§ **Aim**: The line containing "import * as" marks the end: extract everything from the first line of the data through that line, exactly, with no pictures.

§ **Provided material**:

----------

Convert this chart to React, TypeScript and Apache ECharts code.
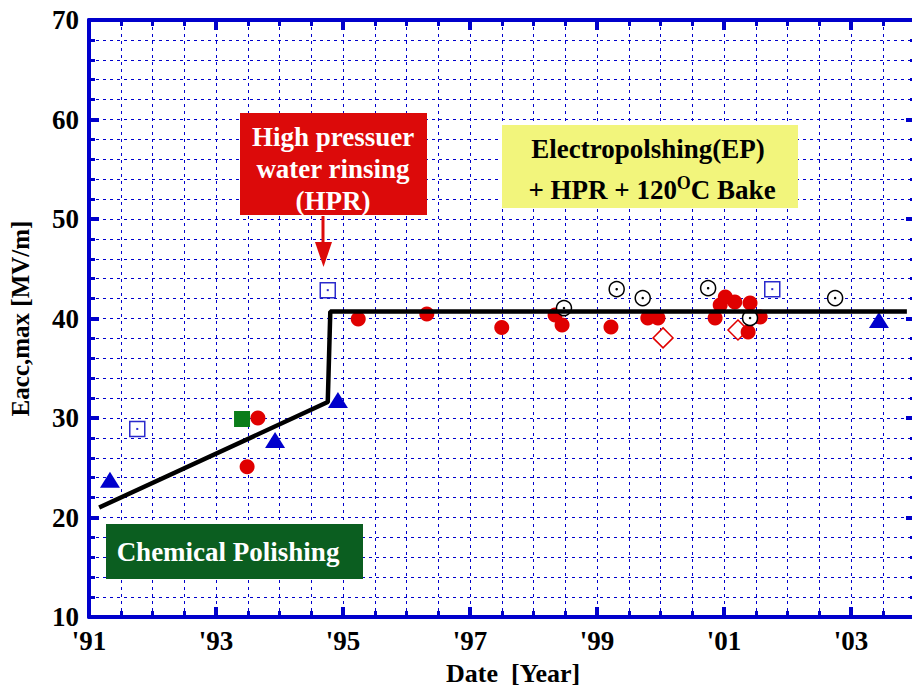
import React, { useEffect, useRef } from "react";
import * as echarts from "echarts";

// ---- data (year, Eacc,max [MV/m]) ----
const redCircles: number[][] = [
  [1993.66, 30.0], [1993.49, 25.1], [1995.24, 39.95], [1996.32, 40.45],
  [1997.5, 39.1], [1998.34, 40.35], [1998.45, 39.35], [1999.22, 39.15],
  [1999.8, 40.05], [1999.96, 40.05], [2000.86, 40.05], [2000.94, 41.35],
  [2001.02, 42.15], [2001.17, 41.65], [2001.41, 41.55], [2001.38, 38.65],
  [2001.57, 40.15],
];
const openCircles: number[][] = [
  [1998.48, 41.05], [1999.31, 42.95], [1999.72, 42.05], [2000.75, 43.05],
  [2001.41, 40.05], [2002.75, 42.05],
];
const openDiamonds: number[][] = [[2000.04, 38.05], [2001.22, 38.85]];
const openSquares: number[][] = [[1991.76, 28.9], [1994.76, 42.85], [2001.76, 42.95]];
const blueTriangles: number[][] = [
  [1991.33, 23.8], [1993.93, 27.8], [1994.92, 31.8], [2003.44, 39.85],
];
const greenSquares: number[][] = [[1993.41, 29.9]];
const trendLine: number[][] = [
  [1991.16, 21.0], [1994.76, 31.6], [1994.8, 40.7], [2003.88, 40.7],
];

const X_MIN = 1991;
const X_MAX = 2005;
const X_INTERVAL = 2;
const Y_MIN = 10;
const Y_MAX = 70;
const Y_INTERVAL = 10;

const X_NAME = "Date  [Year]";
const Y_NAME = "Eacc,max [MV/m]";
const HPR_LINES = ["High pressuer", "water rinsing", "(HPR)"];
const EP_LINE1 = "Electropolshing(EP)";
const EP_LINE2 = "+ HPR + 120{sup|O}C Bake";
const CP_TEXT = "Chemical Polishing";

const BLUE = "#0000cc";
const FONT = "Liberation Serif, serif";

export default function App() {
  const ref = useRef<HTMLDivElement>(null);

  useEffect(() => {
    document.body.style.margin = "0";
    if (!ref.current) return;
    const chart = echarts.init(ref.current, null, { renderer: "svg" });

    const tickLabel = {
      fontSize: 27,
      fontWeight: "bold",
      color: "#000",
      fontFamily: FONT,
    };
    const grid = { color: BLUE, width: 1, type: [3, 4] as number[] };

    const option: any = {
      animation: false,
      backgroundColor: "#fff",
      grid: { left: 89, top: 20, right: 12, bottom: 73, containLabel: false },
      xAxis: [
        {
          type: "value",
          min: X_MIN,
          max: X_MAX,
          interval: X_INTERVAL,
          position: "bottom",
          axisLine: { show: true, onZero: false, lineStyle: { color: BLUE, width: 4 } },
          axisTick: { show: true, inside: true, length: 10, lineStyle: { color: BLUE, width: 4 } },
          minorTick: { show: true, splitNumber: 4, length: 6, lineStyle: { color: BLUE, width: 3 } },
          axisLabel: {
            ...tickLabel,
            margin: 10,
            formatter: (v: number) =>
              Math.round(v) % 2 === 1 && v <= 2003 ? "'" + String(Math.round(v)).slice(2) : "",
          },
          splitLine: { show: true, lineStyle: grid },
          minorSplitLine: { show: true, lineStyle: grid },
        },
        {
          type: "value",
          min: X_MIN,
          max: X_MAX,
          interval: X_INTERVAL,
          position: "top",
          axisLine: { show: true, onZero: false, lineStyle: { color: BLUE, width: 4 } },
          axisTick: { show: true, inside: true, length: 10, lineStyle: { color: BLUE, width: 4 } },
          minorTick: { show: true, splitNumber: 4, length: 6, lineStyle: { color: BLUE, width: 3 } },
          axisLabel: { show: false },
          splitLine: { show: false },
        },
      ],
      yAxis: [
        {
          type: "value",
          min: Y_MIN,
          max: Y_MAX,
          interval: Y_INTERVAL,
          position: "left",
          name: Y_NAME,
          nameLocation: "middle",
          nameGap: 56,
          nameTextStyle: { fontSize: 25, fontWeight: "bold", color: "#000", fontFamily: FONT },
          axisLine: { show: true, onZero: false, lineStyle: { color: BLUE, width: 4 } },
          axisTick: { show: true, inside: true, length: 10, lineStyle: { color: BLUE, width: 4 } },
          minorTick: { show: true, splitNumber: 5, length: 6, lineStyle: { color: BLUE, width: 3 } },
          axisLabel: { ...tickLabel, margin: 10 },
          splitLine: { show: true, lineStyle: grid },
          minorSplitLine: { show: true, lineStyle: grid },
        },
        {
          type: "value",
          min: Y_MIN,
          max: Y_MAX,
          interval: Y_INTERVAL,
          position: "right",
          offset: -62,
          axisLine: { show: true, onZero: false, lineStyle: { color: BLUE, width: 4 } },
          axisTick: { show: true, inside: true, length: 10, lineStyle: { color: BLUE, width: 4 } },
          minorTick: { show: true, splitNumber: 5, length: 6, lineStyle: { color: BLUE, width: 3 } },
          axisLabel: { show: false },
          splitLine: { show: false },
        },
      ],
      series: [
        {
          type: "scatter",
          data: openDiamonds,
          symbol: "diamond",
          symbolSize: 20,
          itemStyle: { color: "#fff", borderColor: "#e00000", borderWidth: 1.5, opacity: 1 },
          z: 3,
        },
        {
          type: "scatter",
          data: openSquares,
          symbol: "rect",
          symbolSize: 15,
          itemStyle: { color: "#fff", borderColor: "#2a2acc", borderWidth: 1.5, opacity: 1 },
          z: 3,
        },
        {
          type: "scatter",
          data: openSquares,
          symbol: "rect",
          symbolSize: 2,
          itemStyle: { color: "#2a2acc", opacity: 1 },
          z: 4,
        },
        {
          type: "scatter",
          data: greenSquares,
          symbol: "rect",
          symbolSize: 16,
          itemStyle: { color: "#0a7d1a", opacity: 1 },
          z: 3,
        },
        {
          type: "scatter",
          data: blueTriangles,
          symbol: "triangle",
          symbolSize: [20, 16],
          itemStyle: { color: "#0000cc", opacity: 1 },
          z: 3,
        },
        {
          type: "scatter",
          data: redCircles,
          symbol: "circle",
          symbolSize: 15,
          itemStyle: { color: "#e00000", opacity: 1 },
          z: 4,
        },
        {
          type: "scatter",
          data: openCircles,
          symbol: "circle",
          symbolSize: 15,
          itemStyle: { color: "#fff", borderColor: "#000", borderWidth: 1.5, opacity: 1 },
          z: 5,
        },
        {
          type: "scatter",
          data: openCircles,
          symbol: "circle",
          symbolSize: 2.5,
          itemStyle: { color: "#000", opacity: 1 },
          z: 6,
        },
        {
          type: "line",
          data: trendLine,
          showSymbol: false,
          symbol: "none",
          lineStyle: { color: "#000", width: 4.5 },
          z: 7,
        },
      ],
      graphic: [
        {
          type: "text",
          left: 518 - 72,
          top: 660,
          style: { text: X_NAME, fontSize: 26, fontWeight: "bold", fill: "#000", fontFamily: FONT },
          z: 10,
        },
        // HPR box
        {
          type: "rect",
          shape: { x: 240, y: 113, width: 187, height: 102 },
          style: { fill: "#dc0a0a" },
          z: 10,
        },
        ...HPR_LINES.map((t, i) => ({
          type: "text",
          x: 333,
          y: 137 + i * 32,
          style: {
            text: t,
            fontSize: 27,
            fontWeight: "bold",
            fill: "#fff",
            fontFamily: FONT,
            align: "center",
            verticalAlign: "middle",
          },
          z: 11,
        })),
        {
          type: "line",
          shape: { x1: 323, y1: 216, x2: 323, y2: 246 },
          style: { stroke: "#dc0a0a", lineWidth: 3 },
          z: 10,
        },
        {
          type: "polygon",
          shape: { points: [[315, 242], [332, 242], [323.5, 267]] },
          style: { fill: "#dc0a0a" },
          z: 10,
        },
        // EP box
        {
          type: "rect",
          shape: { x: 502, y: 125, width: 296, height: 83 },
          style: { fill: "#f2f57c" },
          z: 10,
        },
        {
          type: "text",
          x: 648,
          y: 149,
          style: {
            text: EP_LINE1,
            fontSize: 27,
            fontWeight: "bold",
            fill: "#000",
            fontFamily: FONT,
            align: "center",
            verticalAlign: "middle",
          },
          z: 11,
        },
        {
          type: "text",
          x: 652,
          y: 190,
          style: {
            text: EP_LINE2,
            fontSize: 27,
            fontWeight: "bold",
            fill: "#000",
            fontFamily: FONT,
            align: "center",
            verticalAlign: "middle",
            rich: {
              sup: {
                fontSize: 18,
                fontWeight: "bold",
                fontFamily: FONT,
                fill: "#000",
                verticalAlign: "top",
                padding: [0, 0, 14, 0],
              },
            },
          },
          z: 11,
        },
        // CP box
        {
          type: "rect",
          shape: { x: 106, y: 524, width: 257, height: 55 },
          style: { fill: "#0b5e20" },
          z: 10,
        },
        {
          type: "text",
          x: 228,
          y: 552,
          style: {
            text: CP_TEXT,
            fontSize: 27,
            fontWeight: "bold",
            fill: "#fff",
            fontFamily: FONT,
            align: "center",
            verticalAlign: "middle",
          },
          z: 11,
        },
      ],
    };

    chart.setOption(option);
    return () => chart.dispose();
  }, []);

  return (
    <div style={{ width: 912, height: 690, overflow: "hidden", position: "relative" }}>
      <div ref={ref} style={{ width: 990, height: 690 }} />
    </div>
  );
}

----------

§ **Answer for the task**:
Convert this chart to React, TypeScript and Apache ECharts code.
import React, { useEffect, useRef } from "react";
import * as echarts from "echarts";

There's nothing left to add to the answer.